If anything The Butterfly made a star out of Mirjana Nikolić as well as its iconic watermill. Mirjana Nikolić had debuted in Whole Life Within A Year (1967) and was a rising star due to her role in the romantic comedy Father by Force (1969). While she had worked with Đorđe Kadijević the year before on the historic drama The Colonel’s Wife (1972) history would remember The Butterfly as her breakout role to an international career. That international career didn’t seem to extend beyond the British co-produced wartime drama England Made Me (1973) from the 1953 Graham Greene novel of the same name. For the most of her career Nikolić would remain in Serbia. Filming for The Butterfly happened on location in the village of Zelinje (in the province of Zvornik, in present-day Bosnia and Herzegovina) and the watermill (“the mill of fear” the locals affectionately call it, supposedly) remains at its original location some 3 km (1.9 mi) from the Bajina Bašta-Valjevo road in the valley of the Rogačica river.
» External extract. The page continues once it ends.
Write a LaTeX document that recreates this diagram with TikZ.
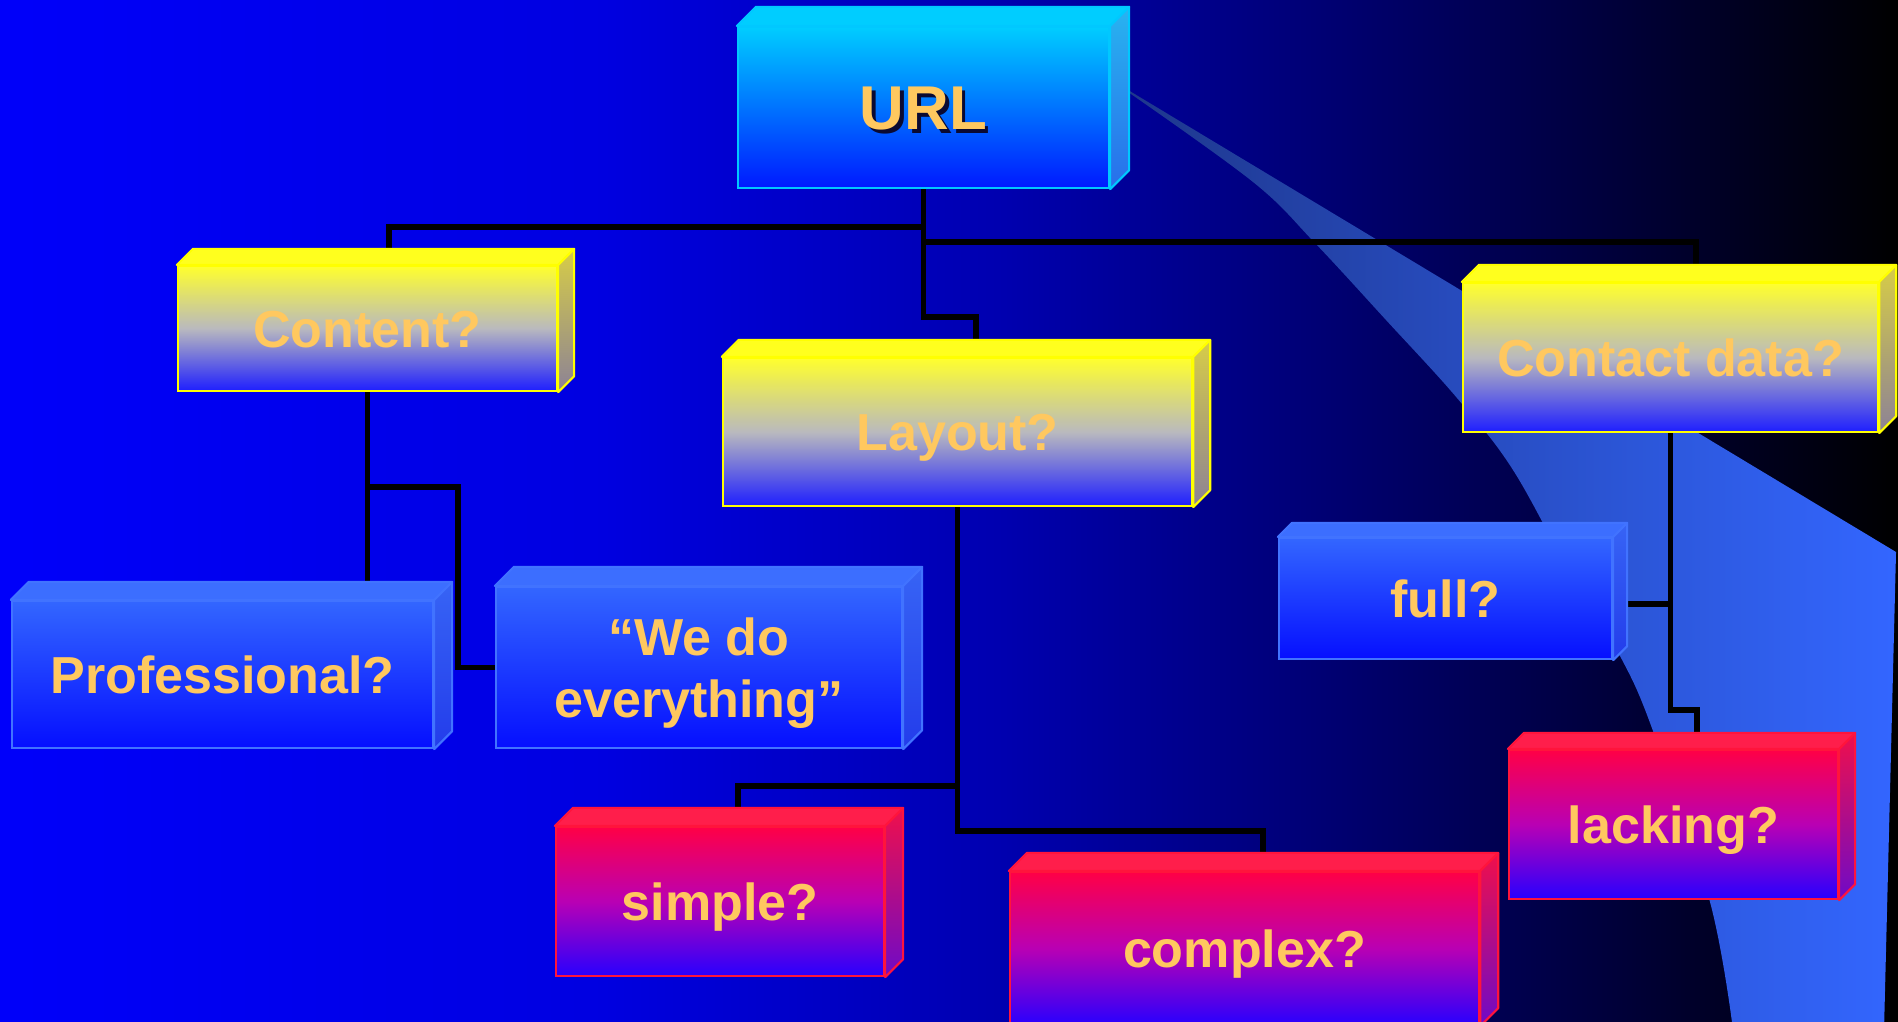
\documentclass[tikz,border=0pt]{standalone}
\usepackage{fontspec}
\setmainfont{Liberation Sans}
\usetikzlibrary{calc}

% palette
\definecolor{labeltxt}{RGB}{255,200,95}
\definecolor{rootshadow}{RGB}{10,10,50}
\definecolor{cytop}{RGB}{0,205,255}
\definecolor{cybot}{RGB}{0,25,255}
\definecolor{cyedge}{RGB}{0,200,255}
\definecolor{cyface}{RGB}{0,205,255}
\definecolor{cysidetop}{RGB}{40,180,240}
\definecolor{cysidebot}{RGB}{40,110,235}
\definecolor{yltop}{RGB}{255,255,45}
\definecolor{ylmid}{RGB}{185,185,190}
\definecolor{ylbot}{RGB}{30,30,255}
\definecolor{yledge}{RGB}{255,255,0}
\definecolor{ylface}{RGB}{255,255,30}
\definecolor{ylsidetop}{RGB}{215,205,70}
\definecolor{ylsidebot}{RGB}{140,130,150}
\definecolor{bltop}{RGB}{51,102,255}
\definecolor{blbot}{RGB}{5,15,255}
\definecolor{bledge}{RGB}{65,115,255}
\definecolor{blface}{RGB}{60,110,255}
\definecolor{blsidetop}{RGB}{55,100,245}
\definecolor{blsidebot}{RGB}{35,60,235}
\definecolor{rdtop}{RGB}{255,0,70}
\definecolor{rdmid}{RGB}{185,0,180}
\definecolor{rdbot}{RGB}{40,0,255}
\definecolor{rdedge}{RGB}{255,20,60}
\definecolor{rdface}{RGB}{255,30,75}
\definecolor{rdsidetop}{RGB}{240,15,75}
\definecolor{rdsidebot}{RGB}{110,10,200}
\definecolor{bandleft}{RGB}{30,55,140}
\definecolor{bandright}{RGB}{51,102,255}

% backdrop: bright blue on the left fading to black on the right
\pgfdeclarehorizontalshading{bgfade}{100bp}{%
  rgb(0bp)=(0,0,.98); rgb(25bp)=(0,0,.98); rgb(40.8bp)=(0,0,.88);
  rgb(51.3bp)=(0,0,.69); rgb(59.2bp)=(0,0,.47); rgb(67.1bp)=(0,0,.24);
  rgb(75bp)=(0,0,0); rgb(100bp)=(0,0,0)}

\pgfdeclarelayer{backdrop}
\pgfdeclarelayer{wires}
\pgfsetlayers{backdrop,wires,main}

\newcommand\boxlabelfont{\bfseries\fontsize{14.8pt}{17.6pt}\selectfont}
\newcommand\rootlabelfont{\bfseries\fontsize{17.6pt}{21pt}\selectfont}
\newcommand\castshadow[1]{\makebox[0pt][l]{\kern0.35mm\raisebox{-0.35mm}{\textcolor{rootshadow}{#1}}}#1}

% top and right faces of a block, drawn against the front face node #1
\newcommand\cubefaces[3]{%
  \filldraw[fill=#3face, draw=#3edge, line width=0.6pt, line join=round]
    (#1.north west) -- ++(#2,-#2) -- ($(#1.north east)+(#2,-#2)$) -- (#1.north east) -- cycle;
  \shadedraw[top color=#3sidetop, bottom color=#3sidebot, draw=#3edge, line width=0.6pt, line join=round]
    (#1.north east) -- ++(#2,-#2) -- ($(#1.south east)+(#2,-#2)$) -- (#1.south east) -- cycle;
}

\tikzset{
  block/.style={rectangle, inner sep=0pt, line width=0.6pt, text=labeltxt,
    font=\boxlabelfont, text height=3.7mm, text depth=0pt},
  cyanblock/.style={block, draw=cyedge, top color=cytop, bottom color=cybot,
    font=\rootlabelfont, text height=4.45mm},
  yellowblock/.style={block, draw=yledge, top color=yltop, bottom color=ylbot, middle color=ylmid},
  blueblock/.style={block, draw=bledge, top color=bltop, bottom color=blbot},
  redblock/.style={block, draw=rdedge, top color=rdtop, bottom color=rdbot, middle color=rdmid},
  wire/.style={draw=black, line width=1.45pt, line cap=rect, line join=miter},
}

\begin{document}
\begin{tikzpicture}[x=0.01cm, y=-0.01cm]
\useasboundingbox (0,0) rectangle (1898,1021);
\clip (0,0) rectangle (1898,1021);

\begin{pgfonlayer}{backdrop}
\clip (0,0) rectangle (1898,1021);
% backdrop
\shade[shading=bgfade] (0,0) rectangle (1898,1021);
% light band sweeping down to the right
\shade[left color=bandleft, right color=bandright]
  (1128,90) -- (1896,552) -- (1884,1030) -- (1733,1030)
  -- plot[smooth, tension=0.6] coordinates {(1733,1030) (1710,902) (1653,731) (1620,656)
     (1574,581) (1513,470) (1457,398) (1386,320) (1314,242) (1253,182) (1128,92)}
  -- cycle;
\end{pgfonlayer}

% front faces
\node[cyanblock,   minimum width=37.1mm, minimum height=16.1mm] (url)     at (923.5,107.5) {\castshadow{URL}};
\node[yellowblock, minimum width=37.9mm, minimum height=12.5mm] (content) at (367.5,328.5) {Content?};
\node[yellowblock, minimum width=46.9mm, minimum height=14.8mm] (layout)  at (957.5,432)   {Layout?};
\node[yellowblock, minimum width=41.5mm, minimum height=14.9mm] (contact) at (1670.5,357.5) {Contact data?};
\node[blueblock,   minimum width=42.1mm, minimum height=14.7mm] (prof)    at (222.5,674.5) {Professional?};
\node[blueblock,   minimum width=40.6mm, minimum height=16.1mm, align=center,
      text height=9.9mm, text depth=0pt] (wedo) at (699,667.5) {“We do\\everything”};
\node[redblock,    minimum width=32.8mm, minimum height=14.9mm] (simple)  at (720,901.5)   {simple?};
\node[redblock,    minimum width=46.9mm, minimum height=15.3mm] (complex) at (1244.5,948.5) {complex?};
\node[blueblock,   minimum width=33.3mm, minimum height=12.1mm] (full)    at (1445.5,598.5) {full?};
\node[redblock,    minimum width=32.9mm, minimum height=14.9mm] (lacking) at (1673.5,824.5) {lacking?};

% depth faces
\cubefaces{url}{19}{cy}
\cubefaces{content}{16}{yl}
\cubefaces{layout}{17}{yl}
\cubefaces{contact}{17}{yl}
\cubefaces{prof}{18}{bl}
\cubefaces{wedo}{19}{bl}
\cubefaces{simple}{18}{rd}
\cubefaces{complex}{18}{rd}
\cubefaces{full}{14}{bl}
\cubefaces{lacking}{16}{rd}

% bends of the connectors
\coordinate (kc) at (389,227);
\coordinate (kk) at (1696,242);
\coordinate (kl) at (976,317);
\coordinate (kw) at (458,487);
\coordinate (ks) at (738,786);
\coordinate (kx) at (1263,831);
\coordinate (kf) at (1670,604);
\coordinate (kg) at (1697,710);

% connectors, laid under the blocks
\begin{pgfonlayer}{wires}
\clip (0,0) rectangle (1898,1021);
\draw[wire] (url.south) |- (kc) -- (kc |- content.north);
\draw[wire] (url.south |- kk) -- (kk) -- (kk |- contact.north);
\draw[wire] (url.south) |- (kl) -- (kl |- layout.north);
\draw[wire] (content.south) -- (content.south |- prof.north);
\draw[wire] (content.south |- kw) -- (kw) |- (wedo.west);
\draw[wire] (layout.south) |- (kx) -- (kx |- complex.north);
\draw[wire] (layout.south |- ks) -- (ks) -- (ks |- simple.north);
\draw[wire] (contact.south |- kf) -- (full.east |- kf);
\draw[wire] (contact.south) |- (kg) -- (kg |- lacking.north);
\end{pgfonlayer}
\end{tikzpicture}
\end{document}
It has since become something of a tourist attraction. The mill collapsed in 2012, but was reconstructed by December 2018. Four years later, in December 2022, it was completely renovated and while its doors remain open, it isn’t presently operational. No doubt The Butterfly brought in decades’ worth of tourism to Zelinje and Serbia.
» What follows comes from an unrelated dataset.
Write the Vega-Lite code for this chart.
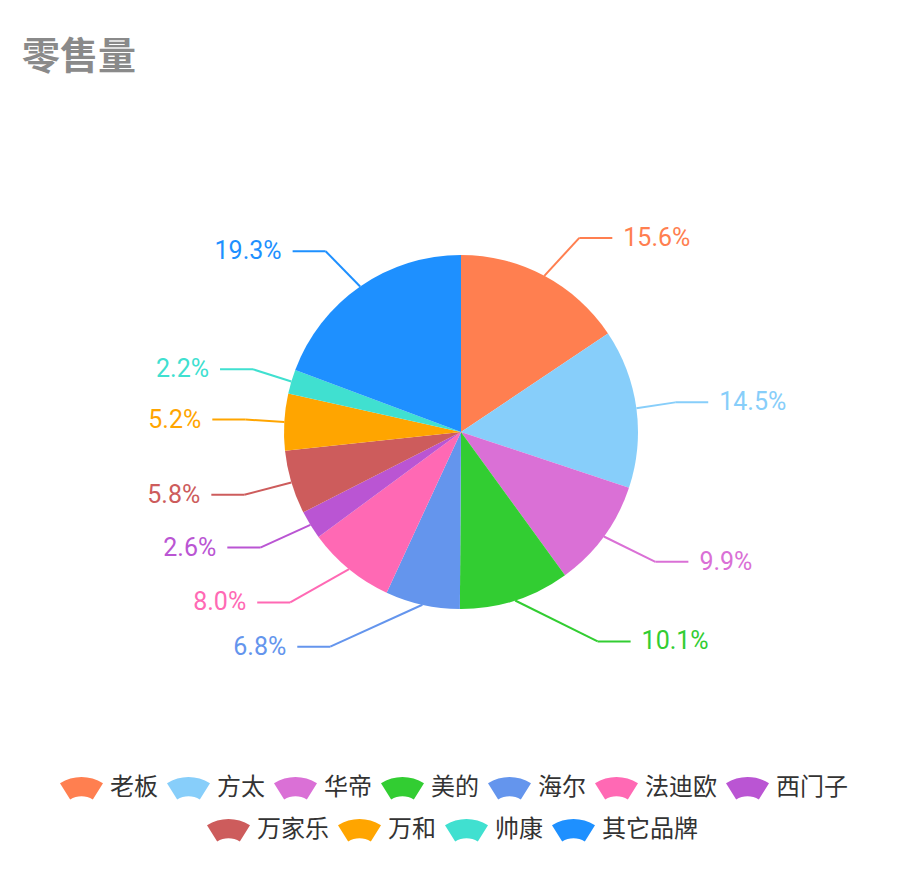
{
  "$schema": "https://vega.github.io/schema/vega-lite/v6.json",
  "description": "零售量 pie with leader-line labels",
  "width": 922,
  "height": 716,
  "autosize": "none",
  "padding": {"top": 74, "bottom": 92, "left": 0, "right": 0},
  "background": "white",
  "title": {
    "text": "零售量",
    "anchor": "start",
    "frame": "group",
    "dx": 22,
    "dy": 39,
    "offset": 6,
    "baseline": "alphabetic",
    "font": "Noto Sans CJK SC",
    "fontSize": 38,
    "fontWeight": "bold",
    "color": "#8a8a8a"
  },
  "data": {
    "values": [
      {"brand": "老板", "pct": 15.6},
      {"brand": "方太", "pct": 14.5},
      {"brand": "华帝", "pct": 9.9},
      {"brand": "美的", "pct": 10.1},
      {"brand": "海尔", "pct": 6.8},
      {"brand": "法迪欧", "pct": 8.0},
      {"brand": "西门子", "pct": 2.6},
      {"brand": "万家乐", "pct": 5.8},
      {"brand": "万和", "pct": 5.2},
      {"brand": "帅康", "pct": 2.2},
      {"brand": "其它品牌", "pct": 19.3}
    ]
  },
  "transform": [
    {"window": [{"op": "sum", "field": "pct", "as": "end"}], "frame": [null, 0]},
    {"calculate": "datum.end - datum.pct", "as": "start"},
    {"calculate": "(datum.start + datum.pct / 2) * 2 * PI / 100", "as": "a"},
    {"calculate": "sin(datum.a) >= 0 ? 1 : -1", "as": "dir"},
    {"calculate": "177 * sin(datum.a)", "as": "sx"},
    {"calculate": "177 * cos(datum.a)", "as": "sy"},
    {"calculate": "220 * cos(datum.a)", "as": "ey"},
    {"calculate": "datum.ey > 0 ? 216 : 223", "as": "rA"},
    {"calculate": "datum.ey > 0 ? 232 : 265", "as": "rB"},
    {"calculate": "datum.dir * datum.rA * sqrt(max(0, 1 - datum.ey * datum.ey / (datum.rB * datum.rB)))", "as": "ex"},
    {"calculate": "datum.ex + datum.dir * 33", "as": "tx"},
    {"calculate": "format(datum.pct, '.1f') + '%'", "as": "label"}
  ],
  "layer": [
    {
      "transform": [{"filter": {"field": "brand", "oneOf": ["老板", "方太", "华帝", "美的", "海尔", "法迪欧", "西门子"]}}],
      "mark": {"type": "arc", "outerRadius": 177},
      "encoding": {
        "theta": {"field": "start", "type": "quantitative", "scale": {"domain": [0, 100]}},
        "theta2": {"field": "end"},
        "fill": {
          "field": "brand",
          "type": "nominal",
          "scale": {
            "domain": ["老板", "方太", "华帝", "美的", "海尔", "法迪欧", "西门子"],
            "range": ["#ff7f50", "#87cefa", "#da70d6", "#32cd32", "#6495ed", "#ff69b4", "#ba55d3"]
          },
          "legend": {"orient": "none", "legendX": 60, "legendY": 692, "direction": "horizontal"}
        }
      }
    },
    {
      "transform": [{"filter": {"field": "brand", "oneOf": ["万家乐", "万和", "帅康", "其它品牌"]}}],
      "mark": {"type": "arc", "outerRadius": 177},
      "encoding": {
        "theta": {"field": "start", "type": "quantitative", "scale": {"domain": [0, 100]}},
        "theta2": {"field": "end"},
        "fill": {
          "field": "brand",
          "type": "nominal",
          "scale": {
            "domain": ["万家乐", "万和", "帅康", "其它品牌"],
            "range": ["#cd5c5c", "#ffa500", "#40e0d0", "#1e90ff"]
          },
          "legend": {"orient": "none", "legendX": 207, "legendY": 734, "direction": "horizontal"}
        }
      }
    },
    {
      "mark": {"type": "rule", "strokeWidth": 2},
      "encoding": {
        "x": {"field": "sx", "type": "quantitative", "scale": {"domain": [-461, 461], "nice": false, "zero": false}, "axis": null},
        "y": {"field": "sy", "type": "quantitative", "scale": {"domain": [-358, 358], "nice": false, "zero": false}, "axis": null},
        "x2": {"field": "ex"},
        "y2": {"field": "ey"},
        "stroke": {
          "field": "brand",
          "type": "nominal",
          "scale": {
            "domain": ["老板", "方太", "华帝", "美的", "海尔", "法迪欧", "西门子", "万家乐", "万和", "帅康", "其它品牌"],
            "range": ["#ff7f50", "#87cefa", "#da70d6", "#32cd32", "#6495ed", "#ff69b4", "#ba55d3", "#cd5c5c", "#ffa500", "#40e0d0", "#1e90ff"]
          },
          "legend": null
        }
      }
    },
    {
      "mark": {"type": "rule", "strokeWidth": 2},
      "encoding": {
        "x": {"field": "ex", "type": "quantitative", "scale": {"domain": [-461, 461], "nice": false, "zero": false}, "axis": null},
        "y": {"field": "ey", "type": "quantitative", "scale": {"domain": [-358, 358], "nice": false, "zero": false}, "axis": null},
        "x2": {"field": "tx"},
        "stroke": {
          "field": "brand",
          "type": "nominal",
          "scale": {
            "domain": ["老板", "方太", "华帝", "美的", "海尔", "法迪欧", "西门子", "万家乐", "万和", "帅康", "其它品牌"],
            "range": ["#ff7f50", "#87cefa", "#da70d6", "#32cd32", "#6495ed", "#ff69b4", "#ba55d3", "#cd5c5c", "#ffa500", "#40e0d0", "#1e90ff"]
          },
          "legend": null
        }
      }
    },
    {
      "transform": [{"filter": "datum.dir > 0"}],
      "mark": {"type": "text", "align": "left", "baseline": "middle", "dx": 11, "font": "Roboto", "fontSize": 25},
      "encoding": {
        "x": {"field": "tx", "type": "quantitative", "scale": {"domain": [-461, 461], "nice": false, "zero": false}, "axis": null},
        "y": {"field": "ey", "type": "quantitative", "scale": {"domain": [-358, 358], "nice": false, "zero": false}, "axis": null},
        "text": {"field": "label"},
        "color": {
          "field": "brand",
          "type": "nominal",
          "scale": {
            "domain": ["老板", "方太", "华帝", "美的", "海尔", "法迪欧", "西门子", "万家乐", "万和", "帅康", "其它品牌"],
            "range": ["#ff7f50", "#87cefa", "#da70d6", "#32cd32", "#6495ed", "#ff69b4", "#ba55d3", "#cd5c5c", "#ffa500", "#40e0d0", "#1e90ff"]
          },
          "legend": null
        }
      }
    },
    {
      "transform": [{"filter": "datum.dir < 0"}],
      "mark": {"type": "text", "align": "right", "baseline": "middle", "dx": -11, "font": "Roboto", "fontSize": 25},
      "encoding": {
        "x": {"field": "tx", "type": "quantitative", "scale": {"domain": [-461, 461], "nice": false, "zero": false}, "axis": null},
        "y": {"field": "ey", "type": "quantitative", "scale": {"domain": [-358, 358], "nice": false, "zero": false}, "axis": null},
        "text": {"field": "label"},
        "color": {
          "field": "brand",
          "type": "nominal",
          "scale": {
            "domain": ["老板", "方太", "华帝", "美的", "海尔", "法迪欧", "西门子", "万家乐", "万和", "帅康", "其它品牌"],
            "range": ["#ff7f50", "#87cefa", "#da70d6", "#32cd32", "#6495ed", "#ff69b4", "#ba55d3", "#cd5c5c", "#ffa500", "#40e0d0", "#1e90ff"]
          },
          "legend": null
        }
      }
    }
  ],
  "resolve": {"scale": {"fill": "independent"}, "legend": {"fill": "independent"}},
  "config": {
    "view": {"stroke": null},
    "legend": {
      "title": null,
      "symbolType": "M -1 -0.215 A 1.9 1.9 0 0 1 1 -0.215 L 0.527 0.55 A 1 1 0 0 0 -0.527 0.55 Z",
      "symbolSize": 1849,
      "symbolStrokeWidth": 0,
      "symbolOpacity": 1,
      "labelFont": "Noto Sans CJK SC",
      "labelFontSize": 24,
      "labelColor": "#333333",
      "labelOffset": 7,
      "labelLimit": 0,
      "columnPadding": 9,
      "padding": 0
    }
  }
}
East-European horror has an atmosphere that really can’t be felt anywhere else. It’s rustic, glacially paced and has the pastoral environs and that thick dream atmosphere usually associated with France, it’s also very primal in the way Spanish horror is, and strangely religious like something you’d expect out of Latin America. Spirit Of Evil (1967), Valerie and Her Week of Wonders (1970), and this are some prime examples of the form. The Butterfly is historic for being one of the finest vampire horror films to come from the former Yugoslavia. It’s historical importance and cultural significance can’t possibly be understated. Moreso, in 2019 Radio Television of Serbia (RTS) digitally restored and remastered it premiering (whether this was on their main channel RTS1 or their more cultural/educational RTS2 is unclear) it for an entire new generation. On a sidenote, it’s also interesting is that it arrived in 1973, the absolute nexus of gothic horror in Europe. For most Western viewers it wouldn’t be until Polish gothic The Wolf (1983) before East-Europe would rise to horror prominence again. Even half a century later The Butterfly remains an undiluted classic and an incredible achievement from the unlikeliest of places.